Dalam lingkup koperasi, kata Zabadi, tidak ada istilah gagal bayar. Hal ini karena anggota koperasi tidak hanya sebagai pengguna, tetapi juga pemilik koperasi. Dalam beberapa kasus, koperasi gagal bayar bisa terjadi karena nilai dan prinsip koperasi tidak dijalankan seutuhnya. "Hal ini menjadi perhatian khusus kami untuk terus memantau dan melakukan koordinasi secara intens, baik kepada koperasi yang bersangkutan maupun dengan pihak-pihak lain yang berkaitan," ujarnya.

Zabadi juga meminta peran aktif masyarakat, bila menemukan dugaan praktik gagal bayar dan skema shadow banking yang dilakukan mengatasnamakan koperasi. Tiap laporan tentu akan ditindaklanjuti secepat mungkin. "Maraknya kasus investasi bodong/praktik ilegal dan gagal bayar ini, menjadi latar belakang Kementerian Koperasi dan UKM melakukan moratorium terhadap penerbitan izin usaha simpan pinjam melalui SE Nomor 26 Tahun 2020 yang belaku selama tiga bulan," ucapnya.

Untuk mencegah tidak ada lagi koperasi seperti Hanson, Zabadi sudah membagi pengawasan perkoperasian didasarkan atas wilayah. "Untuk mendukung pelaksanaan fungsi pengawasan koperasi menjadi lebih efektif, pada tingkat provinsi dan kabupaten/kota dibentuk Satuan Tugas (Satgas) Pengawasan. Saat ini berjumlah 1.750 orang petugas," tuturnya.

Selain itu, pihaknya juga melakukan rekrutmen bagi pejabat fungsional pengawas koperasi, baik di tingkat pusat, provinsi, maupun kabupaten/kota. Nantinya, fungsi pengawasan koperasi akan dilakukan para pejabat fungsional yang memiliki tugas pokok sebagai pengawas koperasi.

Bagi Zabadi, dalam tiap koperasi itu wajib memiliki perangkat pengawas koperasi. Pengawas ini ditunjuk dan diangkat oleh anggota dalam rapat. "Pengawas koperasi internal inilah yang menjadi ujung tombak untuk mengawasi jalannya organisasi dan bisnis koperasi," katanya.

Selanjutnya, dalam upaya memperkuat eksistensi koperasi ke depan, Kementerian Koperasi dan UKM telah mengusulkan beberapa perubahan peraturan terkait kelembagaan, termasuk kemudahan pendirian koperasi. Hal ini juga telah diusulkan juga dalam Omnibus Law dan memiliki tiga hal penting terkait peningkatan efektivitas pengawasan.

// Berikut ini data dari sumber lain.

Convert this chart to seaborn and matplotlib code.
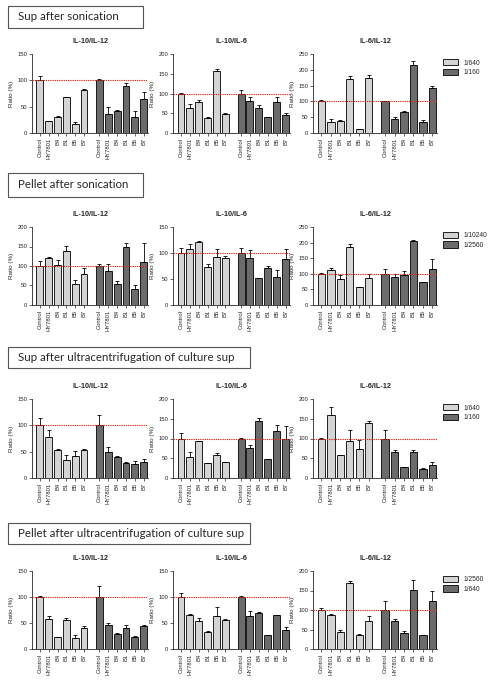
import numpy as np
import pandas as pd
import seaborn as sns
import matplotlib.pyplot as plt
from matplotlib.patches import Patch, Rectangle

strains = ["Control", "HY7801", "B4", "B1", "B5", "B7"]
panels = ["IL-10/IL-12", "IL-10/IL-6", "IL-6/IL-12"]
sections = ["Sup after sonication", "Pellet after sonication",
            "Sup after ultracentrifugation of culture sup",
            "Pellet after ultracentrifugation of culture sup"]
dilutions = [["1/640", "1/160"], ["1/10240", "1/2560"],
             ["1/640", "1/160"], ["1/2560", "1/640"]]
ymax = [[150, 200, 250], [200, 150, 250], [150, 200, 200], [150, 150, 200]]

# values: 6 light bars then 6 dark bars, errors (upper SD) in same order
sup_son_1012 = [100, 22, 30, 68, 18, 82, 100, 37, 42, 89, 30, 64]
sup_son_1012_err = [8, 1, 3, 1, 2, 1, 2, 12, 2, 5, 11, 14]
sup_son_106 = [100, 63, 79, 39, 158, 48, 100, 80, 63, 40, 78, 45]
sup_son_106_err = [2, 10, 4, 1, 5, 2, 8, 10, 7, 0, 14, 6]
sup_son_612 = [100, 35, 37, 170, 12, 175, 100, 43, 67, 215, 34, 142]
sup_son_612_err = [3, 10, 4, 10, 2, 8, 2, 9, 3, 13, 7, 7]

pel_son_1012 = [100, 120, 102, 138, 53, 79, 100, 86, 53, 148, 40, 110]
pel_son_1012_err = [12, 2, 13, 14, 10, 15, 5, 20, 8, 10, 10, 48]
pel_son_106 = [100, 107, 122, 74, 92, 90, 100, 90, 52, 71, 54, 89]
pel_son_106_err = [10, 11, 1, 4, 15, 4, 10, 15, 0, 4, 14, 18]
pel_son_612 = [100, 111, 83, 187, 57, 88, 100, 91, 96, 205, 73, 116]
pel_son_612_err = [3, 8, 12, 8, 2, 12, 16, 8, 14, 4, 2, 30]

sup_uc_1012 = [100, 78, 53, 35, 42, 54, 100, 50, 40, 29, 27, 31]
sup_uc_1012_err = [14, 13, 3, 9, 10, 2, 20, 8, 2, 1, 5, 5]
sup_uc_106 = [100, 52, 93, 38, 58, 40, 100, 76, 145, 47, 118, 100]
sup_uc_106_err = [15, 13, 0, 0, 5, 0, 2, 7, 8, 2, 15, 32]
sup_uc_612 = [100, 160, 57, 93, 74, 138, 100, 65, 28, 65, 23, 34]
sup_uc_612_err = [1, 20, 2, 28, 22, 6, 22, 5, 0, 5, 2, 7]

pel_uc_1012 = [100, 58, 23, 56, 22, 40, 100, 46, 29, 40, 23, 45]
pel_uc_1012_err = [1, 5, 1, 3, 4, 5, 22, 4, 2, 6, 2, 2]
pel_uc_106 = [100, 65, 53, 33, 63, 55, 100, 64, 69, 26, 65, 37]
pel_uc_106_err = [8, 3, 6, 1, 18, 2, 2, 10, 2, 1, 1, 5]
pel_uc_612 = [100, 88, 43, 168, 36, 73, 100, 71, 40, 152, 35, 124]
pel_uc_612_err = [6, 2, 7, 7, 3, 11, 22, 7, 6, 24, 1, 26]

values = [[sup_son_1012, sup_son_106, sup_son_612],
          [pel_son_1012, pel_son_106, pel_son_612],
          [sup_uc_1012, sup_uc_106, sup_uc_612],
          [pel_uc_1012, pel_uc_106, pel_uc_612]]
errors = [[sup_son_1012_err, sup_son_106_err, sup_son_612_err],
          [pel_son_1012_err, pel_son_106_err, pel_son_612_err],
          [sup_uc_1012_err, sup_uc_106_err, sup_uc_612_err],
          [pel_uc_1012_err, pel_uc_106_err, pel_uc_612_err]]

sns.set_style("ticks")
plt.rcParams["font.family"] = ["Liberation Sans", "DejaVu Sans"]

W, H = 495, 683
fig = plt.figure(figsize=(W / 100, H / 100), dpi=100)

light, dark = "#d4d4d4", "#6b6b6b"
pos = np.r_[np.arange(6), np.arange(6) + 6.75]

# pixel layout per row: (box top, box bottom, box right, axes top, axes bottom)
rows_px = [(6, 28, 143, 54, 133), (173, 197, 143, 227, 305),
           (347, 368, 250, 399, 478), (523, 544, 250, 571, 649)]
cols_px = [(32, 148), (173, 290), (313, 437)]

for r in range(4):
    bt, bb, br, at, ab = rows_px[r]
    fig.patches.append(Rectangle((8 / W, 1 - bb / H), (br - 8) / W, (bb - bt) / H,
                                 transform=fig.transFigure, fill=False,
                                 edgecolor="#555555", lw=0.8))
    fig.text(18 / W, 1 - (bt + bb) / 2 / H, sections[r], fontsize=8.3,
             family="Lato", va="center", ha="left")
    for c in range(3):
        x0, x1 = cols_px[c]
        ax = fig.add_axes([x0 / W, 1 - ab / H, (x1 - x0) / W, (ab - at) / H])
        df = pd.DataFrame({
            "pos": pos,
            "val": values[r][c],
            "dil": [dilutions[r][0]] * 6 + [dilutions[r][1]] * 6,
        })
        sns.barplot(data=df, x="pos", y="val", hue="dil", native_scale=True,
                    dodge=False, palette=[light, dark], edgecolor="black",
                    linewidth=0.6, width=0.78, legend=False, ax=ax)
        err = np.array(errors[r][c])
        ax.errorbar(df["pos"], df["val"], yerr=[np.zeros(12), err], fmt="none",
                    ecolor="black", elinewidth=0.6, capsize=1.6, capthick=0.6)
        ax.axhline(100, color="#e0301e", ls=(0, (1.2, 0.8)), lw=0.8, zorder=5)
        ax.set_xlim(-0.9, pos[-1] + 0.5)
        ax.set_ylim(0, ymax[r][c])
        ax.set_yticks(np.arange(0, ymax[r][c] + 1, 50))
        ax.set_xticks(pos)
        ax.set_xticklabels(strains * 2, rotation=90)
        ax.tick_params(labelsize=4.2, length=2, width=0.5, pad=1.5)
        ax.set_xlabel("")
        ax.set_ylabel("Ratio (%)", fontsize=4.5, labelpad=2)
        ax.set_title(panels[c], fontsize=5.2, fontweight="bold", pad=8)
        for s in ["left", "bottom"]:
            ax.spines[s].set_linewidth(0.6)
        sns.despine(ax=ax)
        if c == 2:
            handles = [Patch(facecolor=light, edgecolor="black", lw=0.6),
                       Patch(facecolor=dark, edgecolor="black", lw=0.6)]
            ax.legend(handles, dilutions[r], loc="upper left",
                      bbox_to_anchor=(1.03, 0.97), frameon=False, fontsize=4.8,
                      handlelength=2.2, handleheight=1.1, labelspacing=0.3,
                      handletextpad=0.8, borderaxespad=0)

fig.savefig("out.png", dpi=100, facecolor="white")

Pertama, peraturan tentang penguatan fungsi pengawasan koperasi. Kedua, pembentukan Lembaga Penjamin Simpanan (LPS) Koperasi. Dengan adanya LPS Koperasi, diharapkan menjadi pelindung bagi anggota koperasi yang menempatkan dananya. Ketiga, pengaturan sanksi pidana dan denda terhadap pelanggaran serta penyelewengan yang dilakukan koperasi.

"Makin kompleksnya permasalahan koperasi, khususnya koperasi simpan pinjam, maka selain adanya pembinaan dan berujung pada sanksi adminitratif, juga perlu adanya sanksi pidana dan denda bagi koperasi yang melakukan tindak pidana dan pelanggaran," Zabadi menuturkan.